Well there you go. I wrote back in 2014 about how Johnston Press was a zombie company ‘living’ on borrowed time. It seems this particular zombie has finally succumbed to the self-inflicted blows it started raining down on its own head a couple of decades ago.
I don’t expect sympathy for the effect this will have on my JP pension because I was only there for about six years, but I do feel for those journalists and photographers who have had decades of working for local, regional or national who will have all their pensions in one pot and who may yet lose their jobs.
The story isn’t over yet, which of course means continued instability and unease for staff and pension-holders, as the majority shareholder, Christen Ager-Hanssen, has vowed to unwind the deal Johnston Press has signed with a group of investors.

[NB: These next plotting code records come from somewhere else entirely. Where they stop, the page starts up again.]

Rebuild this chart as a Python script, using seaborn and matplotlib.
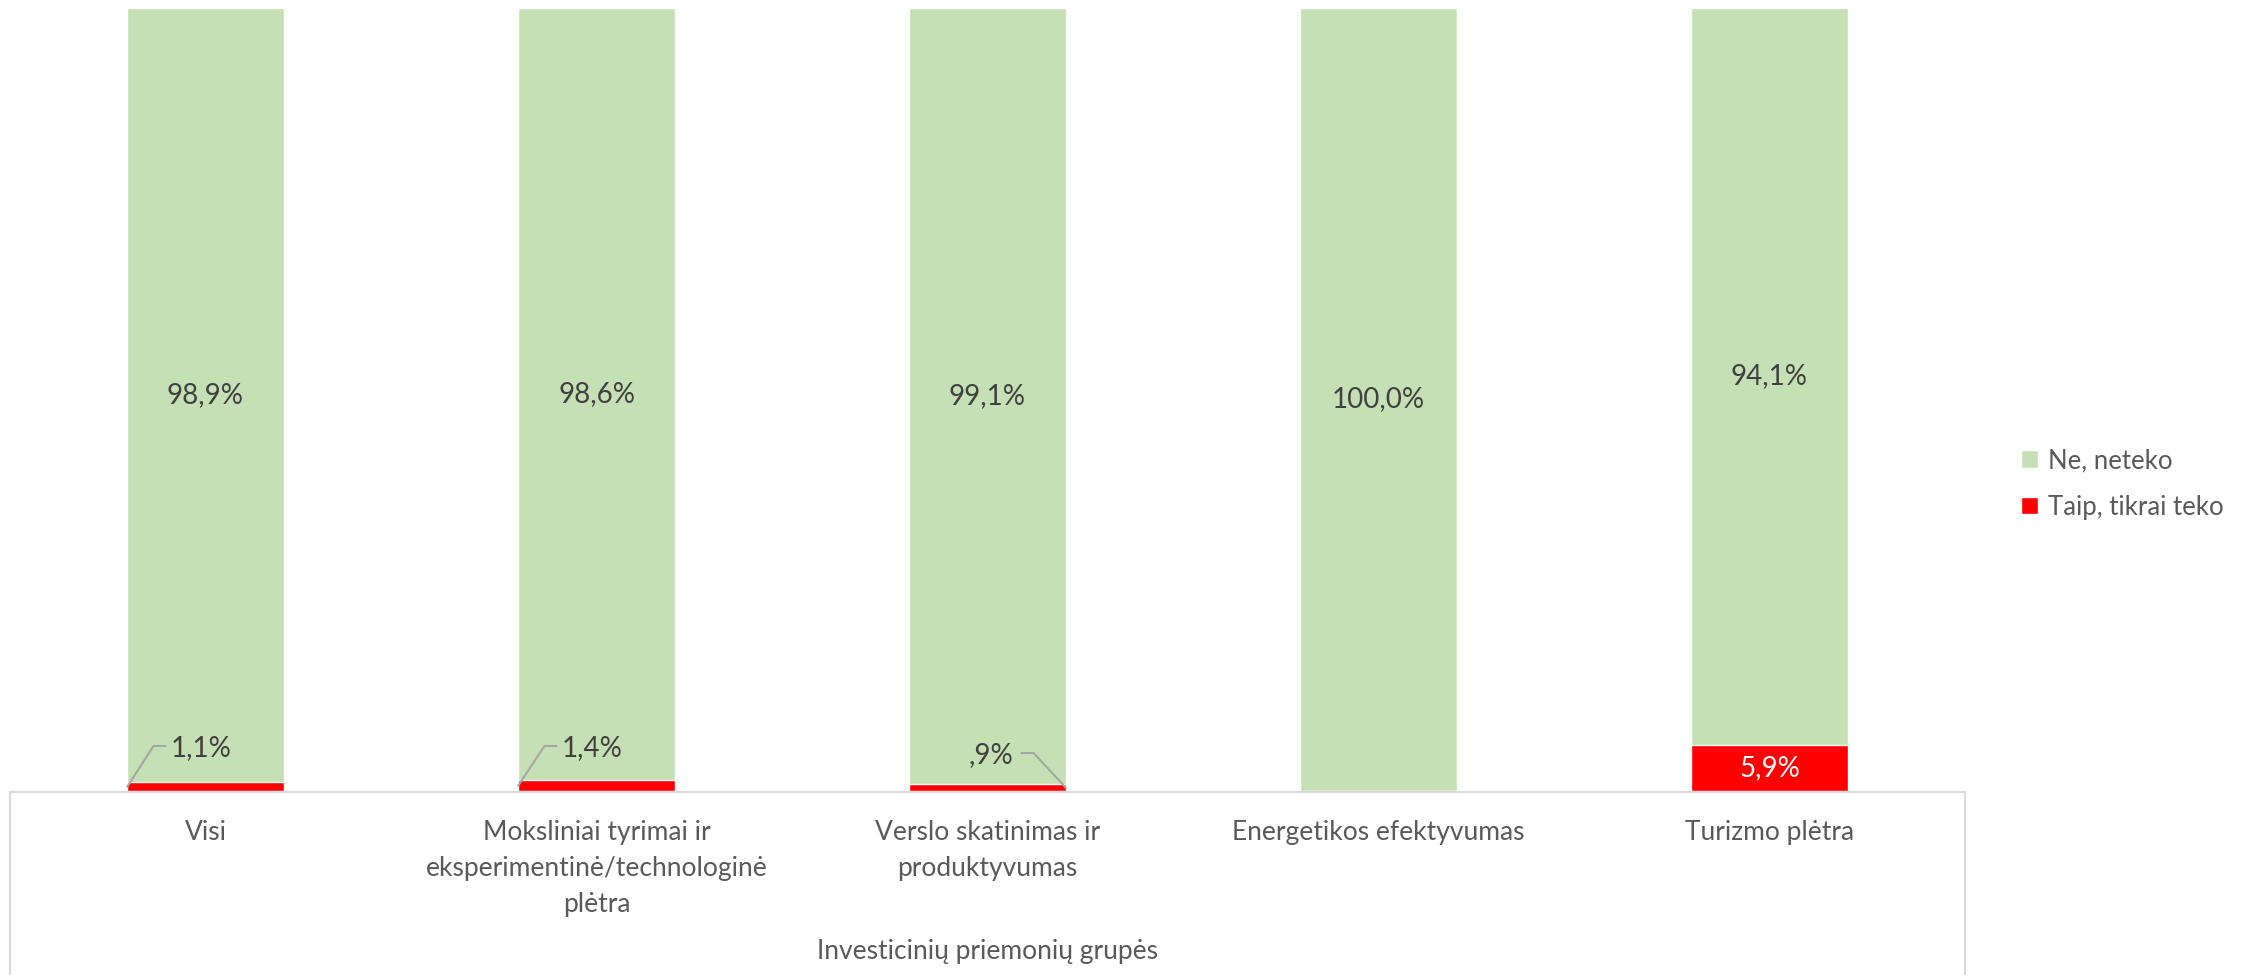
import matplotlib
matplotlib.use('Agg')
import matplotlib.pyplot as plt
from matplotlib.lines import Line2D
import seaborn as sns
import pandas as pd

# =============================================================================
# DADOS
# =============================================================================
kategorijos = ['Visi',
               'Moksliniai tyrimai ir\neksperimentinė/technologinė\nplėtra',
               'Verslo skatinimas ir\nproduktyvumas',
               'Energetikos efektyvumas',
               'Turizmo plėtra']
taip = [1.1, 1.4, 0.9, 0.0, 5.9]
ne = [98.9, 98.6, 99.1, 100.0, 94.1]
taip_labels = ['1,1%', '1,4%', ',9%', '', '5,9%']
ne_labels = ['98,9%', '98,6%', '99,1%', '100,0%', '94,1%']

ZALIA = '#c5e0b4'
RAUDONA = '#ff0000'
TEKSTAS = '#404040'
ASIS = '#595959'
LINIJA = '#d9d9d9'

df = pd.DataFrame({'kat': kategorijos, 'taip': taip, 'ne': ne})
df['viso'] = df['taip'] + df['ne']

# =============================================================================
# GRAFIKAS
# =============================================================================
sns.set_theme(style='white')
plt.rcParams['font.family'] = ['Lato', 'DejaVu Sans']

fig = plt.figure(figsize=(22.41, 9.75), dpi=100)
W, H = 2241, 975
ax = fig.add_axes([10 / W, (H - 791) / H, (1965 - 10) / W, (791 - 8) / H])

sns.barplot(data=df, x='kat', y='viso', color=ZALIA, width=0.4, ax=ax,
            label='Ne, neteko', saturation=1)
sns.barplot(data=df, x='kat', y='taip', color=RAUDONA, width=0.4, ax=ax,
            label='Taip, tikrai teko', saturation=1)

ax.set_ylim(0, 100)
ax.set_xlim(-0.5, len(kategorijos) - 0.5)
ax.set_yticks([])
ax.set_ylabel('')
for s in ax.spines.values():
    s.set_visible(False)
ax.tick_params(axis='x', length=0, pad=21, labelsize=19, labelcolor=ASIS)
for t in ax.get_xticklabels():
    t.set_linespacing(1.55)
ax.set_xlabel('Investicinių priemonių grupės', fontsize=19, color=ASIS, labelpad=16)

# reikšmės žaliose dalyse
for i, (t, n, lab) in enumerate(zip(taip, ne, ne_labels)):
    ax.text(i, t + n / 2, lab, ha='center', va='center', fontsize=20, color=TEKSTAS)

# mažos reikšmės su nuorodų linijomis
for i, (t, lab) in enumerate(zip(taip, taip_labels)):
    if not lab:
        continue
    if t > 3:
        ax.text(i, t / 2, lab, ha='center', va='center', fontsize=20, color='white')
    elif i == 2:
        ax.text(i + 0.008, 4.6, lab, ha='center', va='center', fontsize=20, color=TEKSTAS)
        ax.plot([i + 0.087, i + 0.118, i + 0.2], [4.85, 4.85, t * 0.5],
                color='#a6a6a6', lw=1.5)
    else:
        ax.text(i - 0.01, 5.5, lab, ha='center', va='center', fontsize=20, color=TEKSTAS)
        ax.plot([i - 0.2, i - 0.133, i - 0.102], [t * 0.5, 5.75, 5.75],
                color='#a6a6a6', lw=1.5)

# ašies rėmelis
y0 = (H - 792) / H
fig.add_artist(Line2D([10 / W, 1965 / W], [y0, y0], color=LINIJA, lw=1.5))
fig.add_artist(Line2D([10 / W, 10 / W], [y0, 0], color=LINIJA, lw=1.5))
fig.add_artist(Line2D([1965 / W, 1965 / W], [y0, 0], color=LINIJA, lw=1.5))

fig.legend(loc='center left', bbox_to_anchor=(1998 / W, 1 - 484 / H), frameon=False,
           fontsize=18.5, labelcolor=ASIS, handlelength=0.65, handleheight=0.65,
           handletextpad=0.4, labelspacing=0.85)
if ax.get_legend():
    ax.get_legend().remove()

fig.savefig('out.png', dpi=100)
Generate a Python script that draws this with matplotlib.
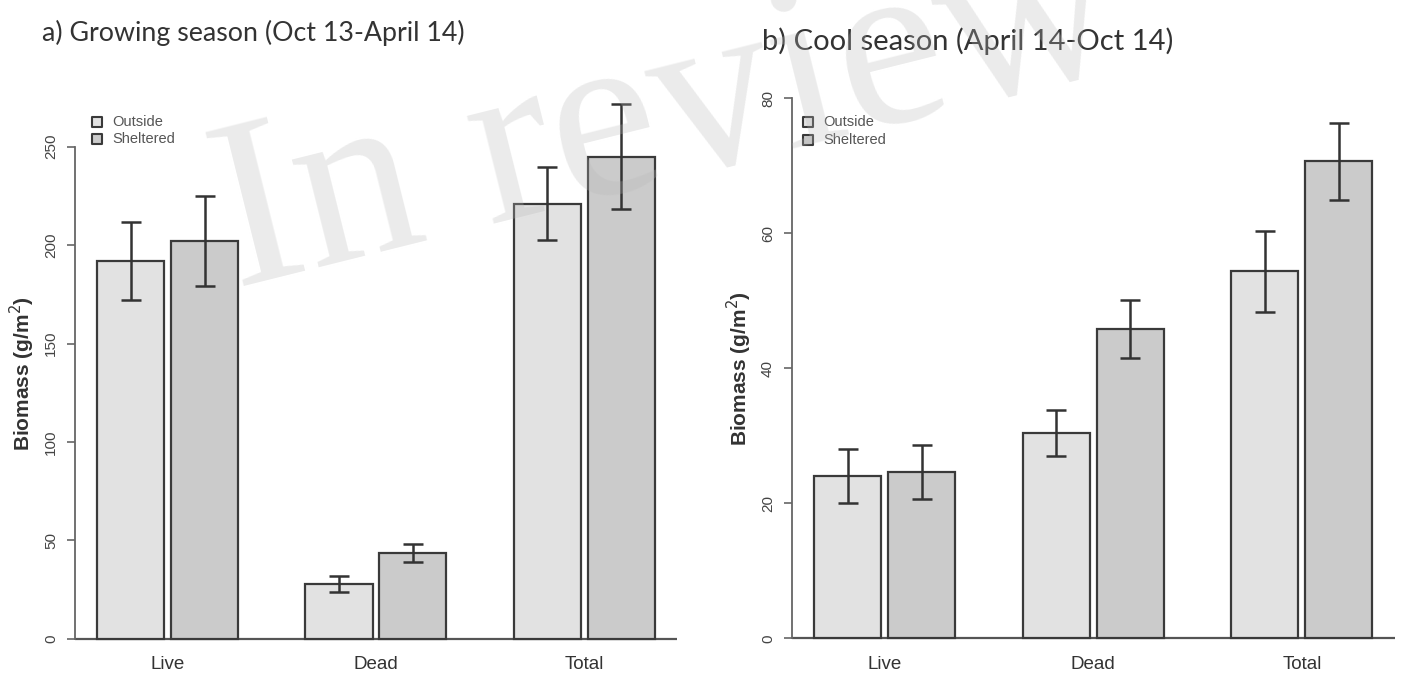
import matplotlib.pyplot as plt
import numpy as np

groups = ['Live', 'Dead', 'Total']
series = ['Outside', 'Sheltered']

# a) growing season
grow_out = [192, 28, 221]
grow_out_err = [20, 4, 18.5]
grow_sh = [202, 43.5, 245]
grow_sh_err = [23, 4.7, 26.5]

# b) cool season
cool_out = [24, 30.4, 54.4]
cool_out_err = [4, 3.4, 6]
cool_sh = [24.7, 45.9, 70.7]
cool_sh_err = [4, 4.3, 5.7]

c_out = '#e2e2e2'
c_sh = '#cbcbcb'
edge = '#3a3a3a'

fig = plt.figure(figsize=(14.01, 6.84), dpi=100)
plt.rcParams['font.family'] = ['Liberation Sans', 'DejaVu Sans']


def panel(rect, out, out_err, sh, sh_err, ylim, ticks, leg_xy):
    ax = fig.add_axes(rect)
    idx = np.arange(len(groups))
    x_out = idx * 3.1 + 0.5
    x_sh = x_out + 1.1
    ax.bar(x_out, out, width=1, color=c_out, edgecolor=edge, linewidth=1.6, zorder=2)
    ax.bar(x_sh, sh, width=1, color=c_sh, edgecolor=edge, linewidth=1.6, zorder=2)
    ax.errorbar(x_out, out, yerr=out_err, fmt='none', ecolor='#333333',
                elinewidth=1.8, capsize=7.5, capthick=1.8, zorder=3)
    ax.errorbar(x_sh, sh, yerr=sh_err, fmt='none', ecolor='#333333',
                elinewidth=1.8, capsize=7.5, capthick=1.8, zorder=3)
    ax.axhline(0, color='#555555', lw=1.6, zorder=1)
    ax.set_xlim(-0.332, 8.632)
    ax.set_ylim(*ylim)
    ax.set_yticks(ticks)
    ax.set_yticklabels([str(t) for t in ticks], rotation=90, va='center',
                       fontsize=11, color='#444444')
    ax.set_xticks(x_out + 0.55)
    ax.set_xticklabels(groups, fontsize=13.5, color='#333333')
    ax.tick_params(axis='x', length=0, pad=-3)
    ax.tick_params(axis='y', length=6, width=1.2, color='#666666', pad=6)
    for s in ['top', 'right', 'bottom']:
        ax.spines[s].set_visible(False)
    ax.spines['left'].set_bounds(ticks[0], ticks[-1])
    ax.spines['left'].set_color('#666666')
    ax.spines['left'].set_linewidth(1.3)
    ax.set_ylabel('Biomass (g/m$^2$)', fontsize=15, fontweight='bold',
                  color='#333333', labelpad=5)
    ax.patch.set_alpha(0)
    # legend boxes
    lx, ly = leg_xy
    for k, (name, col) in enumerate(zip(series, [c_out, c_sh])):
        yy = ly - k * 0.03
        ax.scatter([lx], [yy], marker='s', s=60, facecolor=col, edgecolor=edge,
                   linewidth=1.5, transform=ax.transAxes, clip_on=False, zorder=4)
        ax.text(lx + 0.025, yy, name, transform=ax.transAxes, fontsize=10.5,
                color='#555555', va='center', ha='left')
    return ax


ax1 = panel([0.0535, 0.0351, 0.4297, 0.839], grow_out, grow_out_err, grow_sh, grow_sh_err,
            (-10.8, 280.8), [0, 50, 100, 150, 200, 250], (0.037, 0.938))
ax2 = panel([0.565, 0.0351, 0.4306, 0.8526], cool_out, cool_out_err, cool_sh, cool_sh_err,
            (-3.2, 83.2), [0, 20, 40, 60, 80], (0.028, 0.922))

fig.text(0.03, 0.952, 'a) Growing season (Oct 13-April 14)', fontsize=19.3,
         family='Lato', color='#333333', va='center', ha='left')
fig.text(0.544, 0.94, 'b) Cool season (April 14-Oct 14)', fontsize=21,
         family='Lato', color='#333333', va='center', ha='left')

fig.text(0.476, 0.824, 'In review', fontsize=174, family='Liberation Serif',
         color='#b8b8b8', alpha=0.28, rotation=14, ha='center', va='center', zorder=10)

fig.savefig('out.png', dpi=100)
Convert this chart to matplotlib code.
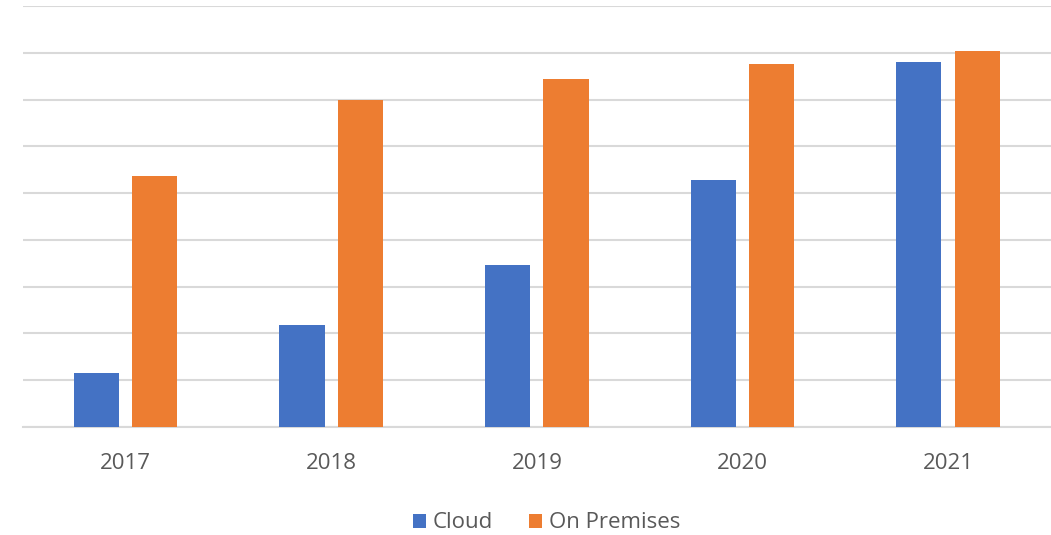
import matplotlib
matplotlib.use("Agg")
import matplotlib.pyplot as plt
import numpy as np

years = ["2017", "2018", "2019", "2020", "2021"]
cloud = [1.16, 2.18, 3.46, 5.27, 7.81]
on_prem = [5.36, 7.0, 7.44, 7.76, 8.03]

plt.rcParams['font.family'] = ['Open Sans', 'DejaVu Sans']

fig = plt.figure(figsize=(10.51, 5.35), dpi=100)
ax = fig.add_axes([23/1051, (535-427)/535, 1028/1051, 421/535])

x = np.arange(len(years))
w = 0.22
ax.bar(x - 0.143, cloud, w, color="#4472C4", label="Cloud", zorder=3)
ax.bar(x + 0.141, on_prem, w, color="#ED7D31", label="On Premises", zorder=3)

ax.set_xlim(-0.5, 4.5)
ax.set_ylim(0, 9)
ax.set_yticks(range(0, 10))
ax.yaxis.grid(True, color="#D9D9D9", linewidth=1.5, zorder=0)
ax.tick_params(axis="y", left=False, labelleft=False)
ax.tick_params(axis="x", bottom=False, labelsize=16, labelcolor="#595959", pad=15)
ax.set_xticks(x)
ax.set_xticklabels(years)
for s in ["top", "right", "left"]:
    ax.spines[s].set_visible(False)
ax.spines["bottom"].set_color("#D9D9D9")
ax.spines["bottom"].set_linewidth(1.5)

fig.legend(loc="center", bbox_to_anchor=(0.52, 1 - 523/535), ncol=2, frameon=False,
           fontsize=16, labelcolor="#595959", handlelength=0.6, handleheight=0.6,
           handletextpad=0.3, columnspacing=1.6)

fig.savefig("out.png", dpi=100)
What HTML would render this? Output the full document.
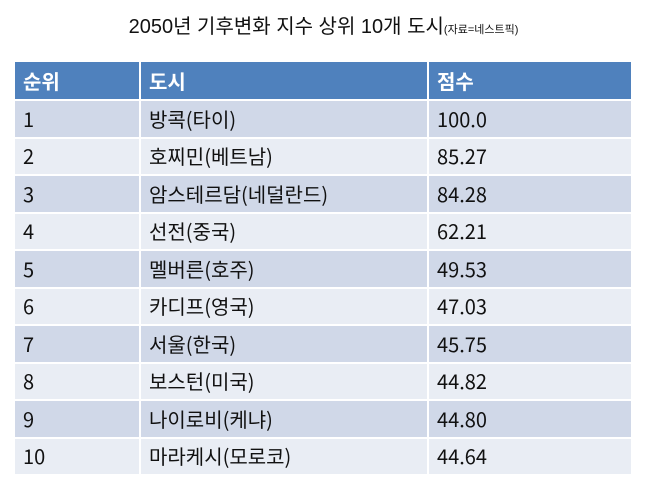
<!DOCTYPE html><html><head><meta charset="utf-8"><style>
body{margin:0;width:647px;height:490px;background:#fff;font-family:"Liberation Sans","Noto Sans CJK KR",sans-serif;overflow:hidden}
.t{position:absolute;top:10px;left:0;width:647px;text-align:center;font-size:20px;color:#111}
.t small{font-size:11px}
table{position:absolute;left:13px;top:62px;border-collapse:collapse;width:620px;table-layout:fixed}
td,th{padding:0 0 0 8px;text-align:left;font-size:20px;line-height:20px;vertical-align:middle;color:#111;border:2px solid #fff;border-top:0;font-family:"Noto Sans CJK KR",sans-serif}
th{background:#4f81bd;color:#fff;height:37px;font-weight:bold}
td{height:35.5px}
tr:nth-child(even) td{background:#d0d8e8}
tr:nth-child(odd) td{background:#e9edf4}
</style></head><body>
<div class="t">2050년 기후변화 지수 상위 10개 도시<small>(자료=네스트픽)</small></div>
<table>
<tr><th style="width:116px">순위</th><th style="width:278px">도시</th><th>점수</th></tr>
<tr><td>1</td><td>방콕(타이)</td><td>100.0</td></tr>
<tr><td>2</td><td>호찌민(베트남)</td><td>85.27</td></tr>
<tr><td>3</td><td>암스테르담(네덜란드)</td><td>84.28</td></tr>
<tr><td>4</td><td>선전(중국)</td><td>62.21</td></tr>
<tr><td>5</td><td>멜버른(호주)</td><td>49.53</td></tr>
<tr><td>6</td><td>카디프(영국)</td><td>47.03</td></tr>
<tr><td>7</td><td>서울(한국)</td><td>45.75</td></tr>
<tr><td>8</td><td>보스턴(미국)</td><td>44.82</td></tr>
<tr><td>9</td><td>나이로비(케냐)</td><td>44.80</td></tr>
<tr><td>10</td><td>마라케시(모로코)</td><td>44.64</td></tr>
</table>
</body></html>
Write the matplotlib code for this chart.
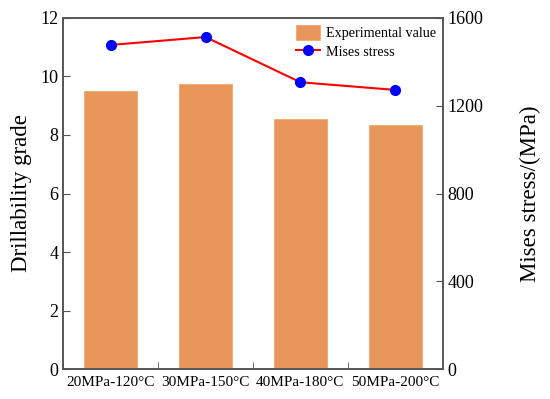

Johnston Press’ chief executive David King claims “our business is profitable with good margins,” but this misses the point that it was the margins sought in previous decades are partly the cause of JP’s woes now. Not only were they too high, they were sought through asset-stripping as opposed to making high quality publications that readers would be loyal to.
Perhaps what is more troubling is that this is the same business model pursued by other publishers, so is this an isolated case? Were JP management just especially inept?
The Cairncross Review was set up to examine the current state of the UK news publishing industry and to look at how it can be protected and helped to thrive, but I fear by the time the review comes to publish its findings, there won’t be any news publishers left to save.